Israel, Griechenland, Zypern und Italien können ihre geplante Gaspipeline nach Europa nicht ohne die Zustimmung der Türkei realisieren. Denn das neue Abkommen mit Libyen bestimmt und erweitert die ausschließliche Wirtschaftszone der Türkei zu Ungunsten Griechenlands, wo die geplante „EastMed Pipeline“ unter dem Wasser verlaufen sollte.

Der türkische Staatspräsident Recep Tayyip Erdogan betont mit Nachdruck, dass eine Verletzung der türkischen Souveränität innerhalb der eigenen ausschließlichen Wirtschaftszone durch Drittländer, Konsequenzen nach sich ziehen werde. Die Warnung nehmen alle Beteiligten Ernst, denn erst vor zwei Wochen wurde ein israelisches Bohrschiff, das unmittelbar an der Zyperngrenze Gasarbeiten vornehmen wollte, von der türkischen Marine zurück gedrängt.

Große Gasvorkommen mit der Bezeichnung „Leviathan“ liegen unmittelbar an der israelischen Meeresküste und diese wollte Israel über Griechenland nach Europa liefern und somit die Türkei sicherheitspolitisch umgehen. Auch der griechische Teil Zyperns wollte diese Route für sich wählen, da 2011 Forscher Gasvorkommen im Mittelmeer entdeckt haben sollen, die die Türkei 570 Jahre mit Energie versorgen könnte und Europa für 30 Jahre.

Jedoch hat das Türkei-Libyen-Abkommen alle Karten im Mittelmeer neu gemischt und Israel sowie Zypern vom europäischen Raum isoliert. Ohne die Zustimmung der Türkei kann also keine Pipeline in die EU verlegt werden. Die Türkei bot Israel an, die Pipeline über die Türkei nach Europa zu verlegen. Dadurch würde die Türkei energiepolitisch noch mehr an Bedeutung gewinnen und somit zu einem Energiehub zwischen Nahost – Asien – Mittelost und Europa werden.

Indessen hat Griechenland den libyschen Botschafter ausgewiesen und der Türkei gedroht und Europa um Hilfe gebeten.

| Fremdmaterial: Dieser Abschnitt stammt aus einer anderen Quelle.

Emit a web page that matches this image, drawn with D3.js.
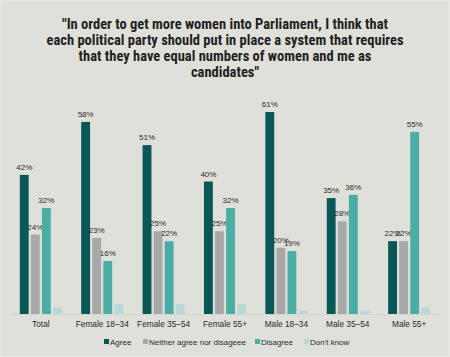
<!DOCTYPE html>
<html><head><meta charset="utf-8">
<script src="https://cdn.jsdelivr.net/npm/d3@7"></script>
<style>
html,body{margin:0;padding:0;background:#e0e0da;}
svg{display:block;}
</style></head>
<body>
<script>
const categories = ["Total","Female 18\u201334","Female 35\u201354","Female 55+","Male 18\u201334","Male 35\u201354","Male 55+"];
const seriesNames = ["Agree","Neither agree nor disageee","Disagree","Don't know"];
const agree    = [42,58,51,40,61,35,22];
const neither  = [24,23,25,25,20,28,22];
const disagree = [32,16,22,32,19,36,55];
const dontKnow = [2,3,3,3,1,1,2];
const titleLines = ["\"In order to get more women into Parliament, I think that",
  "each political party should put in place a system that requires",
  "that they have equal numbers of women and me as",
  "candidates\""];
const colors = ["#0a5757","#a8a8a8","#4aaea5","#b9d9d6"];
const series = [agree, neither, disagree, dontKnow];

const W = 450, H = 357;
const svg = d3.select("body").append("svg").attr("width", W).attr("height", H);
svg.append("rect").attr("x",0.5).attr("y",0.5).attr("width",W-1).attr("height",H-1)
  .attr("fill","#e0e0da").attr("stroke","#e8e8e3").attr("stroke-width",2);

const tfont = "'Liberation Sans Narrow','Roboto Condensed','Arial Narrow',Roboto,sans-serif";
const font = "'Liberation Sans',Arial,sans-serif";
const title = svg.append("text").attr("text-anchor","middle").attr("font-family",tfont)
  .attr("font-weight","bold").attr("font-size",14.5).attr("fill","#222");
titleLines.forEach((l,i)=>{
  title.append("tspan").attr("x",W/2).attr("y",29+i*16).text(l);
});

const x0 = d3.scaleBand().domain(categories).range([10,440]).paddingInner(0.315).paddingOuter(0.16);
const x1 = d3.scaleBand().domain(seriesNames).range([0,x0.bandwidth()]).paddingInner(0.2);
const y = d3.scaleLinear().domain([0,61]).range([314,112]);

svg.append("line").attr("x1",10).attr("x2",440).attr("y1",y(0)+0.5).attr("y2",y(0)+0.5)
  .attr("stroke","#d6d6d0").attr("stroke-width",1);

const g = svg.selectAll("g.grp").data(categories).join("g").attr("class","grp")
  .attr("transform",d=>`translate(${x0(d)},0)`);

seriesNames.forEach((s,si)=>{
  g.append("rect").attr("x",x1(s)).attr("width",x1.bandwidth())
    .attr("y",(d,i)=>y(series[si][i])).attr("height",(d,i)=>y(0)-y(series[si][i]))
    .attr("fill",colors[si]);
  if (si<3) {
    g.append("text").attr("x",x1(s)+x1.bandwidth()/2).attr("y",(d,i)=>y(series[si][i])-5)
      .attr("text-anchor","middle").attr("font-family",font).attr("font-size",8)
      .attr("fill","#2a2a2a").text((d,i)=>series[si][i]+"%");
  }
});

const xAxis = svg.append("g").attr("transform",`translate(0,${y(0)})`)
  .call(d3.axisBottom(x0).tickSize(0).tickPadding(7));
xAxis.select(".domain").remove();
xAxis.selectAll("text").attr("font-family",font).attr("font-size",8.3).attr("fill","#2a2a2a");

const legend = svg.append("g").attr("transform","translate(0,345)");
const legX = [104,143,255,304];
seriesNames.forEach((s,i)=>{
  legend.append("rect").attr("x",legX[i]).attr("y",-6).attr("width",5).attr("height",5).attr("fill",colors[i]);
  legend.append("text").attr("x",legX[i]+6).attr("y",0).attr("font-family",font)
    .attr("font-size",8).attr("fill","#2a2a2a").text(s);
});
</script>
</body></html>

Zusammenfassend: Die Türkei führt eine nationale geostrategische Interessenspolitik im Nahen Osten und stärkt ihre Militärpräsenz in Syrien, Irak, Libyen und im Mittelmeer. Europa scheint dagegen machtlos zu sein und auch die Anrainerstaaten kommen gegen die Regionalmacht Türkei nicht an. Die USA als Hegemonialmacht droht der Türkei mit Wirtschaftsembargos und Sanktionen auf Rüstungsgüter. Die Türkei gibt sich unbeeindruckt und droht ebenfalls mit der Schließung von Natomilitärbasen wie Incirlik und Kürecik.